Дело в том, что накануне грядущего съезда партии кому-то из руководящих нами лиц пришла в голову мертвая идея создать из фрагментов протоколов и решений партсъездов (от первого до самого последнего!) этакое подобие эфирных перекличек, некий монтаж, по которому виделось бы неуклонное восхождение советского общества к вершинам любвеобилия и свободы. И название придумали под стать: "Родословная нашей демократии". Ничего более надуманного и занудного нельзя было заварить. Ведь даже не все стенограммы съездов можно было заказать в открытом доступе библиотек. Удивительно, что на эту "демократическую удочку" клюнули даже выжившие в сталинских лагерях (А. В. Снегов и другие), которых кто-то специально собирал для консультаций.
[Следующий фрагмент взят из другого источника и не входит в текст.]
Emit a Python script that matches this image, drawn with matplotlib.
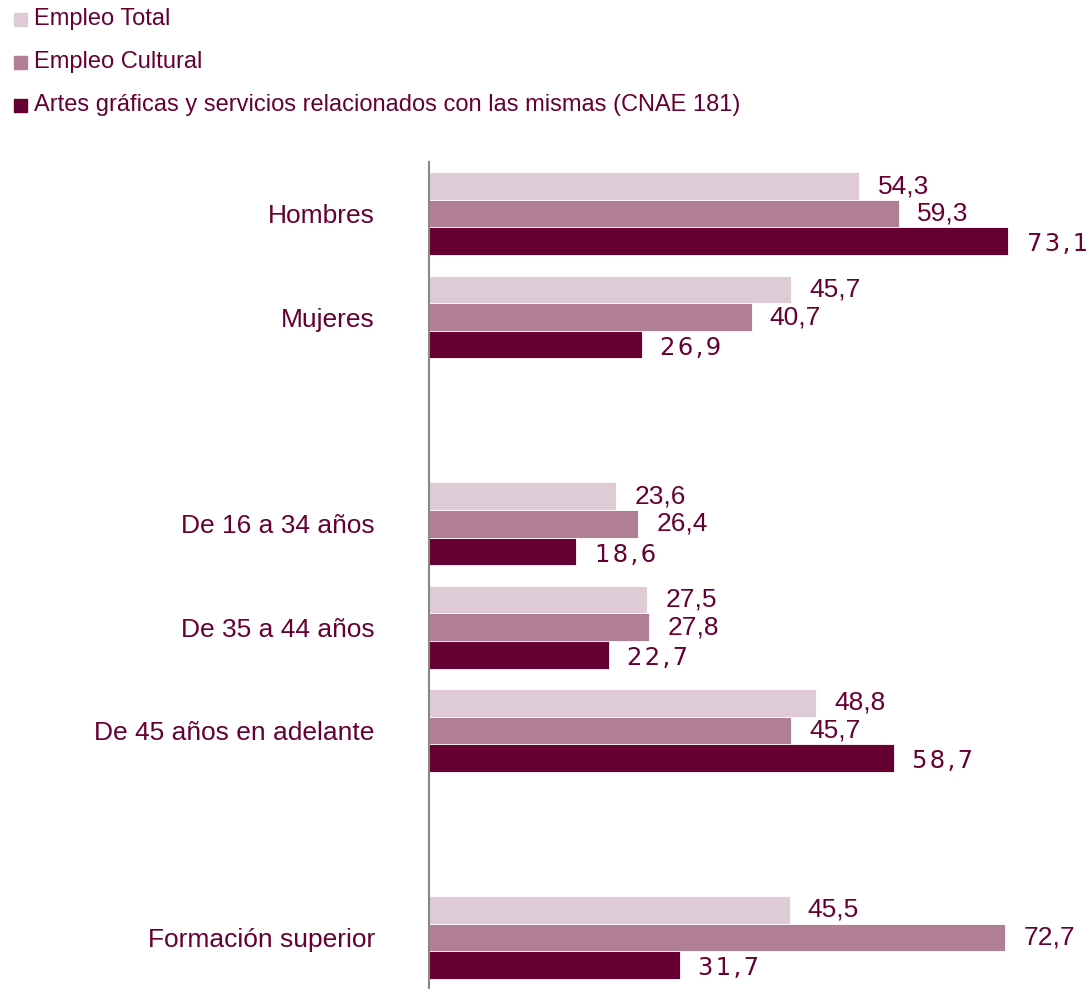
import numpy as np
import matplotlib
matplotlib.use('Agg')
import matplotlib.pyplot as plt
from matplotlib.patches import Rectangle

# data
categories = ["Hombres", "Mujeres", "", "De 16 a 34 años", "De 35 a 44 años",
              "De 45 años en adelante", "", "Formación superior"]
series_names = ["Empleo Total", "Empleo Cultural",
                "Artes gráficas y servicios relacionados con las mismas (CNAE 181)"]
empleo_total = [54.3, 45.7, None, 23.6, 27.5, 48.8, None, 45.5]
empleo_cultural = [59.3, 40.7, None, 26.4, 27.8, 45.7, None, 72.7]
artes_graficas = [73.1, 26.9, None, 18.6, 22.7, 58.7, None, 31.7]

colors = ["#DFCBD6", "#B07F96", "#660033"]
text_col = "#660033"

W, H = 1086, 989
fig = plt.figure(figsize=(W / 100, H / 100), dpi=100)
ax = fig.add_axes([429 / W, 0, (1063 - 429) / W, (989 - 162) / H])

bh = 0.267
offs = [-bh, 0, bh]
all_series = [empleo_total, empleo_cultural, artes_graficas]
for k, vals in enumerate(all_series):
    for i, v in enumerate(vals):
        if v is None:
            continue
        ax.barh(i + offs[k], v, height=bh, color=colors[k],
                edgecolor="white", linewidth=0.6)
        lab = f"{v:.1f}".replace(".", ",")
        if k < 2:
            ax.text(v + 2.3, i + offs[k], lab, va="center", ha="left",
                    fontsize=19, color=text_col, family="Liberation Sans")
        else:
            lab = "\u200a".join(lab)
            ax.text(v + 2.3, i + offs[k] + 0.03, lab, va="center", ha="left",
                    fontsize=17.5, color=text_col, family="DejaVu Sans")

ax.set_ylim(7.5, -0.5)
ax.set_xlim(0, 80)
ax.set_yticks(range(len(categories)))
ax.set_yticklabels(categories, fontsize=19, color=text_col,
                   family="Liberation Sans")
ax.tick_params(axis="y", length=0, pad=39)
ax.set_xticks([])
for s in ["top", "right", "bottom"]:
    ax.spines[s].set_visible(False)
ax.spines["left"].set_color("#888888")
ax.spines["left"].set_linewidth(1.5)

# legend
leg_y = [19, 62, 105]
for k, name in enumerate(series_names):
    y = leg_y[k]
    fig.patches.append(Rectangle((14 / W, 1 - (y + 7) / H), 13 / W, 13 / H,
                                 transform=fig.transFigure, color=colors[k]))
    fig.text(34 / W, 1 - y / H, name, va="center", ha="left", fontsize=17,
             color=text_col, family="Liberation Sans")

fig.savefig("out.png", dpi=100)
Нащипав примерно два печатных листа, мы, возможно, опубликовали бы эти наборы ничего не значащих цитат в нескольких номерах. Однако кто-то, скорее всего, убоялся слишком вольной самодеятельности, и дайджест из партийных афоризмов упал на дно редакционного "сундука".
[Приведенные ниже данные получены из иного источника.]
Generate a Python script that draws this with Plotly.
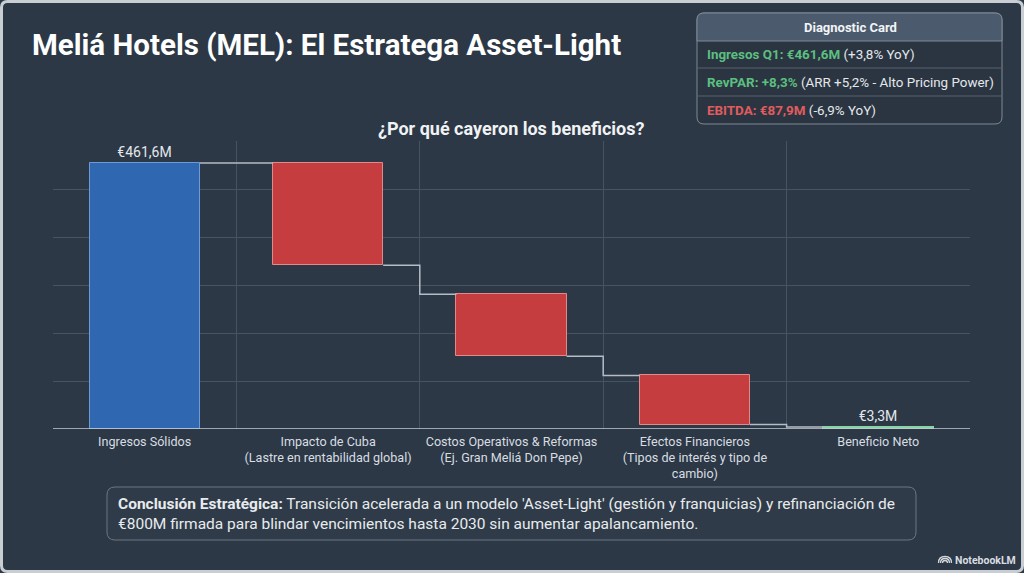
import plotly.graph_objects as go

# ---------------- data ----------------
categories = [
    "Ingresos Sólidos",
    "Impacto de Cuba<br>(Lastre en rentabilidad global)",
    "Costos Operativos & Reformas<br>(Ej. Gran Meliá Don Pepe)",
    "Efectos Financieros<br>(Tipos de interés y tipo de<br>cambio)",
    "Beneficio Neto",
]
step_start = [0.0, 461.6, 233.9, 93.0, 0.0]     # where each bar begins (value units, €M as drawn)
step_end = [461.6, 284.3, 126.1, 7.8, 3.3]      # where each bar ends
bar_labels = ["€461,6M", "", "", "", "€3,3M"]
bar_kind = ["total", "neg", "neg", "neg", "result"]
y_max = 500
y_grid_steps = 6

card_rows = [
    ("Ingresos Q1: €461,6M", "(+3,8% YoY)", "#5cbf80"),
    ("RevPAR: +8,3%", "(ARR +5,2% - Alto Pricing Power)", "#5cbf80"),
    ("EBITDA: €87,9M", "(-6,9% YoY)", "#e05c5e"),
]

# ---------------- layout constants ----------------
W, H = 1024, 573
ML, MR, MT, MB = 53, 54, 141, 144
PW, PH = W - ML - MR, H - MT - MB
BG = "#2c3845"
FONT = "Roboto"


def px(x):
    return (x - ML) / PW


def py(y):
    return (H - MB - y) / PH


def rrect(x0, y0, x1, y1, r, bottom_r=None):
    rb = r if bottom_r is None else bottom_r
    pts = [
        ("M", [(x0 + r, y0)]),
        ("L", [(x1 - r, y0)]),
        ("Q", [(x1, y0), (x1, y0 + r)]),
        ("L", [(x1, y1 - rb)]),
        ("Q", [(x1, y1), (x1 - rb, y1)]),
        ("L", [(x0 + rb, y1)]),
        ("Q", [(x0, y1), (x0, y1 - rb)]),
        ("L", [(x0, y0 + r)]),
        ("Q", [(x0, y0), (x0 + r, y0)]),
    ]
    s = ""
    for cmd, cs in pts:
        s += cmd + " " + " ".join(f"{px(a):.5f},{py(b):.5f}" for a, b in cs) + " "
    return s + "Z"


fill_map = {"total": "#2f67b1", "neg": "#c63d40", "result": "#4fae74"}
line_map = {"total": "#6e9bd8", "neg": "#e08a8b", "result": "#86d3a3"}
lw_map = {"total": 1, "neg": 1, "result": 2}

xs = list(range(len(categories)))
bar_w = 0.6
heights = [e - s for s, e in zip(step_start, step_end)]

fig = go.Figure()
fig.add_trace(go.Bar(
    x=xs, y=heights, base=step_start, width=bar_w,
    marker=dict(color=[fill_map[k] for k in bar_kind],
                line=dict(color=[line_map[k] for k in bar_kind],
                          width=[lw_map[k] for k in bar_kind])),
    text=bar_labels, textposition="outside",
    textfont=dict(color="#e4e8ec", size=14, family=FONT),
    hoverinfo="skip", showlegend=False,
))

# connectors: from end of bar i to start of bar i+1 (stepping at category boundary)
cx, cy = [], []
for i in range(len(xs) - 1):
    a = step_end[i]
    b = step_start[i + 1] if bar_kind[i + 1] != "result" else step_end[i + 1]
    cx += [xs[i] + bar_w / 2, xs[i] + 0.5, xs[i] + 0.5, xs[i + 1] - bar_w / 2, None]
    cy += [a, a, b, b, None]
fig.add_trace(go.Scatter(x=cx, y=cy, mode="lines",
                         line=dict(color="#b4bcc5", width=1.5),
                         hoverinfo="skip", showlegend=False))

grid_vals = [y_max * k / y_grid_steps for k in range(y_grid_steps + 1)]

fig.update_layout(
    width=W, height=H,
    margin=dict(l=ML, r=MR, t=MT, b=MB, pad=0),
    paper_bgcolor=BG, plot_bgcolor=BG,
    font=dict(family=FONT, color="#e4e8ec"),
    xaxis=dict(
        range=[-0.5, len(xs) - 0.5], tickmode="array", tickvals=xs, ticktext=categories,
        showgrid=False, zeroline=False, showline=False, ticks="",
        ticklabelstandoff=3,
        tickfont=dict(size=12.6, color="#d8dde2", family=FONT),
        minor=dict(tickmode="array", tickvals=[x + 0.5 for x in [-1] + xs],
                   showgrid=True, gridcolor="#47535f", gridwidth=1, ticks=""),
        fixedrange=True,
    ),
    yaxis=dict(
        range=[0, y_max], tickmode="array", tickvals=grid_vals, showticklabels=False,
        showgrid=True, gridcolor="#47535f", gridwidth=1, zeroline=False, showline=False,
        fixedrange=True,
    ),
    bargap=0,
)

shapes = []
annotations = []

# baseline axis
shapes.append(dict(type="line", xref="paper", yref="y", x0=0, x1=1, y0=0, y1=0,
                   line=dict(color="#c5ccd3", width=1.5)))

# outer frame
shapes.append(dict(type="path", xref="paper", yref="paper",
                   path=rrect(1.5, 1.5, W - 1.5, H - 1.5, 6),
                   line=dict(color="#c9ced3", width=3), fillcolor="rgba(0,0,0,0)"))

# title
annotations.append(dict(xref="paper", yref="paper", x=px(30), y=py(45), xanchor="left",
                        yanchor="middle", showarrow=False,
                        text="<b>Meliá Hotels (MEL): El Estratega Asset-Light</b>",
                        font=dict(size=29.5, color="#ffffff", family=FONT)))
# chart subtitle
annotations.append(dict(xref="paper", yref="paper", x=px(511), y=py(128), xanchor="center",
                        yanchor="middle", showarrow=False,
                        text="<b>¿Por qué cayeron los beneficios?</b>",
                        font=dict(size=18, color="#f0f2f4", family=FONT)))

# diagnostic card
cx0, cy0, cx1, cy1 = 697, 13, 1002, 124
shapes.append(dict(type="path", xref="paper", yref="paper", path=rrect(cx0, cy0, cx1, cy1, 7),
                   fillcolor="#2a3541", line=dict(color="#7e8a97", width=1)))
shapes.append(dict(type="path", xref="paper", yref="paper", path=rrect(cx0, cy0, cx1, 41, 7, 0),
                   fillcolor="#4b5b6d", line=dict(color="#7e8a97", width=1)))
for yy in (68, 96):
    shapes.append(dict(type="line", xref="paper", yref="paper", x0=px(cx0), x1=px(cx1),
                       y0=py(yy), y1=py(yy), line=dict(color="#56626f", width=1)))
annotations.append(dict(xref="paper", yref="paper", x=px(850), y=py(27), xanchor="center",
                        yanchor="middle", showarrow=False, text="<b>Diagnostic Card</b>",
                        font=dict(size=13, color="#f2f4f6", family=FONT)))
for i, (key, rest, col) in enumerate(card_rows):
    annotations.append(dict(
        xref="paper", yref="paper", x=px(705), y=py(55 + i * 27.7), xanchor="left",
        yanchor="middle", showarrow=False,
        text=f"<b><span style='color:{col}'>{key}</span></b> {rest}",
        font=dict(size=13.4, color="#e4e8ec", family=FONT)))

# conclusion box
shapes.append(dict(type="path", xref="paper", yref="paper", path=rrect(107, 487, 916, 540, 8),
                   fillcolor="#2f3b48", line=dict(color="#6c7784", width=1)))
annotations.append(dict(
    xref="paper", yref="paper", x=px(116), y=py(513.5), xanchor="left", yanchor="middle",
    align="left", showarrow=False,
    text=("<b>Conclusión Estratégica:</b> Transición acelerada a un modelo 'Asset-Light' "
          "(gestión y franquicias) y refinanciación de<br>€800M firmada para blindar "
          "vencimientos hasta 2030 sin aumentar apalancamiento."),
    font=dict(size=15.5, color="#e8ebee", family=FONT)))

# NotebookLM mark
for r in (2.5, 4.5, 6.5):
    xc, yc = 945, 563
    p = (f"M {px(xc - r):.5f},{py(yc):.5f} Q {px(xc - r):.5f},{py(yc - r):.5f} {px(xc):.5f},{py(yc - r):.5f} "
         f"Q {px(xc + r):.5f},{py(yc - r):.5f} {px(xc + r):.5f},{py(yc):.5f}")
    shapes.append(dict(type="path", xref="paper", yref="paper", path=p,
                       line=dict(color="#d4d8dc", width=1.3)))
annotations.append(dict(xref="paper", yref="paper", x=px(953), y=py(560), xanchor="left",
                        yanchor="middle", showarrow=False, text="<b>NotebookLM</b>",
                        font=dict(size=10.5, color="#d8dce0", family=FONT)))

fig.update_layout(shapes=shapes, annotations=annotations)
fig.write_html("out.html")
К счастью, у меня была еще одна замечательная сфера работы - литература. Я исполнял обязанности завотделом литературы и публикаций, отбирал стихи из папок самотека разных редакций, искал в подшивках давно забытые рассказы и мечтал открыть новые имена. В сохранившемся нереализованном макете первого номера стоит предложенный мною рассказ И. Бунина "Полуночная зарница", принесенный знатоком его творчестна Павлом Вячеславовым, с которым познакомил меня известный мне с 50-х годов литературовед Александр Храбровицкий. По его же рекомендации один исследователь (кажется, Скуратов) принес рассказ Юрия Олеши "Ангел" (Илья Суслов рассказывал потом, что по нему был снят фильм, сразу же запрещенный "инстанцией", поскольку по ходу сюжета батько Ангел зверски убивал комиссара, расплющивая его голову на наковальне). Свои интересно написанные "вещицы" передал для публикации Владимир Сосинский, первым открывший мне творчество своего друга писателя Алексея Ремизова. На моем редакционном чердаке мы долго рассматривали вывезенные Владимиром Брониславовичем из парижской эмиграции подаренные ему рисунки мастера "самовитого" слова, говорили о тесте Сосинского - лидере правых эсеров Викторе Чернове. Однажды Войтехов поинтересовался: а что дают новые раскопки литнаследия? Когда он внимательнейшим образом выслушал дословную передачу рассказов Николая Ляшко и Герберта Уэллса, то тут же распорядился быстро их напечатать. Что и было сделано появившимся "на хозяйстве" заведующим отделом литературы Михаилом Рощиным, известность которого как прозаика в то время еще не думала перерастать в славу драматурга. Войтехов уважительно прислушивался к его мнениям и с большой симпатией называл его "вылитым Алехиным", хотя знаменитого гроссмейстера он мог видеть только на фотографии.
Борис Ильич вообще предпочитал все воспринимать на слух. Даже планы номеров и заголовки. Однажды, когда ему докладывали макет очередного номера, он вооружился было очками (которые, по-моему, употреблять совершенно не любил). Но, услышав произнесенный заголовок "Смуглая леди сонетов", мечтательно заулыбался, что-то вспомнив, и, бросив очки на стол, торжественно провозгласил: "Номер принят! Все свободны!" Вот так милое создание Бернарда Шоу предотвратило назревавшее обсуждение.
В нашем пристанище маляры наводили марафет, под ногами хрустела сбитая штукатурка, когда в начале двадцатых чисел апреля 1966 года мы радостно ставили друг другу автографы на номер-первенец. В нем нашел приют мой очерк "Копьями потрясающие", посвященный совпадающим юбилеям Сервантеса и Шекспира. "Обмывали" событие в первом отделанном помещении - маленьком кабинете главного редактора - угловой комнате, противоположной по диагонали апартаментам Гоголя. Как ни странно, он был и моим кабинетом, поскольку недавно Войтехов отозвал меня из отдела и сделал своим помощником, распорядившись поставить здесь еще один стол, где в его отсутствие должен стоять его телефон. Кроме того, я должен был принимать редакторскую корреспонденцию, встречаться с посетителями, жаждавшими увидеть главреда. Помимо всего прочего ему нужен был человек, умеющий писать деловые бумаги и общаться с разными структурами.
В первом же официальном письме я изложил (от его имени) нужды коллектива: кабинетный рояль, ковры, часы, графины и т. п. Войтехов обладал талантом гипнотизировать любое начальство - вплоть до самого Николая Месяцева. К какому-то высокому хозяйственнику на сей раз с ним отправился Н. К. Литвинов. Пораженный обилием запрошенного чиновник расстроенно вопросил: "А ковры-то зачем?" Ответ Войтехова был мгновенным: "Для акустики!" Список был тут же подписан. Однако получили мы по нему только рояль. Взглянув на полированное каштановое чудо, главный усмехнулся и таинственно промолвил: "Они нас еще не знают".